DATASET SECTION start

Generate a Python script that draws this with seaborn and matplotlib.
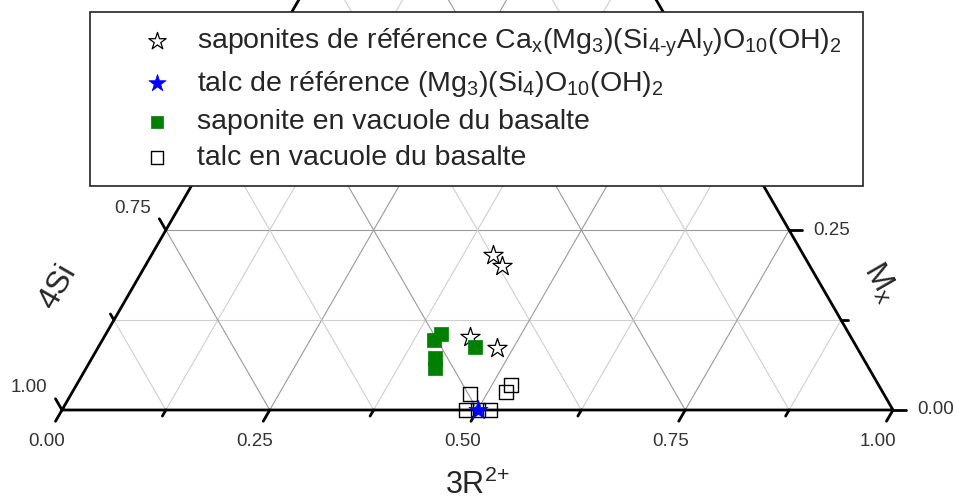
"""
Ternary diagram 3R2+ / 4Si / Mx — saponites and talc (reference vs basalt vacuoles).
"""

import numpy as np
import matplotlib
matplotlib.use("Agg")
import matplotlib.pyplot as plt
import seaborn as sns

# ── Data (ternary coordinates: 3R2+, 4Si, Mx) ────────────────────────────────

SAP_REF_3R  = [0.411, 0.430, 0.440, 0.481]
SAP_REF_4SI = [0.374, 0.370, 0.459, 0.433]
SAP_REF_MX  = [0.215, 0.200, 0.101, 0.086]

TALC_REF_3R  = [0.500]
TALC_REF_4SI = [0.500]
TALC_REF_MX  = [0.000]

SAP_VAC_3R  = [0.403, 0.399, 0.413, 0.420, 0.453]
SAP_VAC_4SI = [0.491, 0.504, 0.515, 0.522, 0.459]
SAP_VAC_MX  = [0.106, 0.097, 0.072, 0.058, 0.088]

TALC_VAC_3R  = [0.480, 0.523, 0.522, 0.486, 0.501, 0.515]
TALC_VAC_4SI = [0.498, 0.442, 0.453, 0.514, 0.499, 0.485]
TALC_VAC_MX  = [0.022, 0.035, 0.025, 0.000, 0.000, 0.000]

BOTTOM_TICKS = ["0.00", "0.25", "0.50", "0.75", "1.00"]
LEFT_TICKS   = ["1.00", "0.75"]
RIGHT_TICKS  = ["0.00", "0.25"]

LABELS = [
    r"saponites de référence Ca$_\mathrm{x}$(Mg$_\mathrm{3}$)(Si$_\text{4-y}$"
    r"Al$_\mathrm{y}$)O$_\mathrm{10}$(OH)$_\mathrm{2}$",
    r"talc de référence (Mg$_\mathrm{3}$)(Si$_\mathrm{4}$)O$_\mathrm{10}$(OH)$_\mathrm{2}$",
    "saponite en vacuole du basalte",
    "talc en vacuole du basalte",
]

# ── Style ─────────────────────────────────────────────────────────────────────

W, H_PX  = 956, 501
SCALE    = 831.0           # pixels per triangle side
X0_PX    = 62.0            # pixel of the 3R = 0 corner
Y0_PX    = 410.0           # pixel row of the bottom edge (from top)
PX       = 1.0 / SCALE
H        = np.sqrt(3) / 2

GRID_MAJOR = "#9a9a9a"
GRID_MINOR = "#cfcfcf"
GREEN      = "#007f00"
TICK_COL   = "#333333"

sns.set_theme(style="white")
plt.rcParams["font.family"] = ["Liberation Sans", "DejaVu Sans"]
plt.rcParams["mathtext.fontset"] = "custom"
plt.rcParams["mathtext.rm"] = "Liberation Sans"
plt.rcParams["mathtext.it"] = "Liberation Sans:italic"
plt.rcParams["mathtext.bf"] = "Liberation Sans:bold"


def to_xy(r3, si4, mx):
    """Ternary (3R, 4Si, Mx) -> cartesian, 3R to the right, Mx upward."""
    r3, si4, mx = (np.asarray(a, dtype=float) for a in (r3, si4, mx))
    tot = r3 + si4 + mx
    r3, mx = r3 / tot, mx / tot
    return r3 + mx / 2, mx * H


fig = plt.figure(figsize=(W / 100, H_PX / 100), dpi=100, facecolor="white")
ax = fig.add_axes([0, 0, 1, 1])
ax.set_xlim(-X0_PX * PX, (W - X0_PX) * PX)
ax.set_ylim(-(H_PX - Y0_PX) * PX, Y0_PX * PX)
ax.axis("off")

# ── Grid ──────────────────────────────────────────────────────────────────────
for k in range(1, 8):
    v = k / 8
    col = GRID_MAJOR if k % 2 == 0 else GRID_MINOR
    for a, b in [((0, 1 - v, v), (1 - v, 0, v)),      # constant Mx
                 ((v, 1 - v, 0), (v, 0, 1 - v)),      # constant 3R
                 ((1 - v, v, 0), (0, v, 1 - v))]:     # constant 4Si
        xa, ya = to_xy(*a)
        xb, yb = to_xy(*b)
        ax.plot([xa, xb], [ya, yb], color=col, lw=0.8, zorder=1)

# ── Triangle edges and ticks ──────────────────────────────────────────────────
cx, cy = to_xy([0, 1, 0, 0], [1, 0, 0, 1], [0, 0, 1, 0])
ax.plot(cx, cy, color="black", lw=2.0, zorder=3, solid_capstyle="round")

for k in range(9):
    v = k / 8
    ln = (13 if k % 2 == 0 else 7) * PX
    # bottom (3R) ticks point down-left
    bx, by = to_xy(v, 1 - v, 0)
    ax.plot([bx, bx - 0.5 * ln], [by, by - H * ln], color="black", lw=2.0, zorder=3)
    # left (4Si) ticks point up-left
    lx, ly = to_xy(0, v, 1 - v)
    ax.plot([lx, lx - 0.5 * ln], [ly, ly + H * ln], color="black", lw=2.0, zorder=3)
    # right (Mx) ticks point right
    rx, ry = to_xy(1 - v, 0, v)
    ax.plot([rx, rx + ln], [ry, ry], color="black", lw=2.0, zorder=3)

# ── Tick labels ───────────────────────────────────────────────────────────────
for lab in BOTTOM_TICKS:
    v = float(lab)
    x, y = to_xy(v, 1 - v, 0)
    ax.text(x - 15 * PX, y - 31 * PX, lab, ha="center", va="center",
            fontsize=13.5, color=TICK_COL)
for lab in LEFT_TICKS:
    v = float(lab)
    x, y = to_xy(0, v, 1 - v)
    ax.text(x - 33 * PX, y + 22 * PX, lab, ha="center", va="center",
            fontsize=13.5, color=TICK_COL)
for lab in RIGHT_TICKS:
    v = float(lab)
    x, y = to_xy(1 - v, 0, v)
    ax.text(x + 24 * PX, y, lab, ha="left", va="center",
            fontsize=13.5, color=TICK_COL)

# ── Axis titles ───────────────────────────────────────────────────────────────
ax.text((58 - X0_PX) * PX, (Y0_PX - 287) * PX, "4Si", rotation=60,
        ha="center", va="center", fontsize=23, rotation_mode="anchor")
ax.text(0.5, -(H_PX - Y0_PX - 0.5) * PX, r"3R$^\text{2+}$", ha="center",
        va="bottom", fontsize=22)
ax.text((880 - X0_PX) * PX, (Y0_PX - 283) * PX, r"M$_\mathrm{x}$", rotation=-60,
        ha="center", va="center", fontsize=23, rotation_mode="anchor")

# ── Points ────────────────────────────────────────────────────────────────────
x, y = to_xy(SAP_REF_3R, SAP_REF_4SI, SAP_REF_MX)
sns.scatterplot(x=x, y=y, ax=ax, marker="*", s=210, color="white",
                edgecolor="black", linewidth=0.9, zorder=4, label=LABELS[0])

x, y = to_xy(SAP_VAC_3R, SAP_VAC_4SI, SAP_VAC_MX)
sns.scatterplot(x=x, y=y, ax=ax, marker="s", s=105, color=GREEN,
                edgecolor=GREEN, linewidth=0.5, zorder=4, label=LABELS[2])

x, y = to_xy(TALC_VAC_3R, TALC_VAC_4SI, TALC_VAC_MX)
sns.scatterplot(x=x, y=y, ax=ax, marker="s", s=105, color="none",
                edgecolor="black", linewidth=1.0, zorder=5, label=LABELS[3])

x, y = to_xy(TALC_REF_3R, TALC_REF_4SI, TALC_REF_MX)
sns.scatterplot(x=x, y=y, ax=ax, marker="*", s=210, color="blue",
                edgecolor="blue", linewidth=0.5, zorder=6, label=LABELS[1])

# ── Legend ────────────────────────────────────────────────────────────────────
handles, labels = ax.get_legend_handles_labels()
order = [labels.index(l) for l in LABELS]
leg = ax.legend(
    [handles[i] for i in order], [labels[i] for i in order],
    loc="upper left",
    bbox_to_anchor=(90 / W, 1 - 180 / H_PX, 773 / W, 168 / H_PX),
    bbox_transform=fig.transFigure, mode="expand", borderaxespad=0,
    fontsize=20.5, frameon=True, fancybox=False, framealpha=1,
    edgecolor="#222222", handlelength=3.71, handletextpad=-0.45,
    labelspacing=0.36, borderpad=0.5, markerscale=0.9,
)
leg.get_frame().set_linewidth(1.2)
leg.set_zorder(10)

plt.savefig("out.png", dpi=100, facecolor="white")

DATASET SECTION end

WORK TO BE COMPLETED ::
Please restate the material above line by line, exactly, beginning at its first line and ending with the line that contains "0.000, 0.000, 0.000]", without any pictures.

TASK RESULT ::
Generate a Python script that draws this with seaborn and matplotlib.
"""
Ternary diagram 3R2+ / 4Si / Mx — saponites and talc (reference vs basalt vacuoles).
"""

import numpy as np
import matplotlib
matplotlib.use("Agg")
import matplotlib.pyplot as plt
import seaborn as sns

# ── Data (ternary coordinates: 3R2+, 4Si, Mx) ────────────────────────────────

SAP_REF_3R  = [0.411, 0.430, 0.440, 0.481]
SAP_REF_4SI = [0.374, 0.370, 0.459, 0.433]
SAP_REF_MX  = [0.215, 0.200, 0.101, 0.086]

TALC_REF_3R  = [0.500]
TALC_REF_4SI = [0.500]
TALC_REF_MX  = [0.000]

SAP_VAC_3R  = [0.403, 0.399, 0.413, 0.420, 0.453]
SAP_VAC_4SI = [0.491, 0.504, 0.515, 0.522, 0.459]
SAP_VAC_MX  = [0.106, 0.097, 0.072, 0.058, 0.088]

TALC_VAC_3R  = [0.480, 0.523, 0.522, 0.486, 0.501, 0.515]
TALC_VAC_4SI = [0.498, 0.442, 0.453, 0.514, 0.499, 0.485]
TALC_VAC_MX  = [0.022, 0.035, 0.025, 0.000, 0.000, 0.000]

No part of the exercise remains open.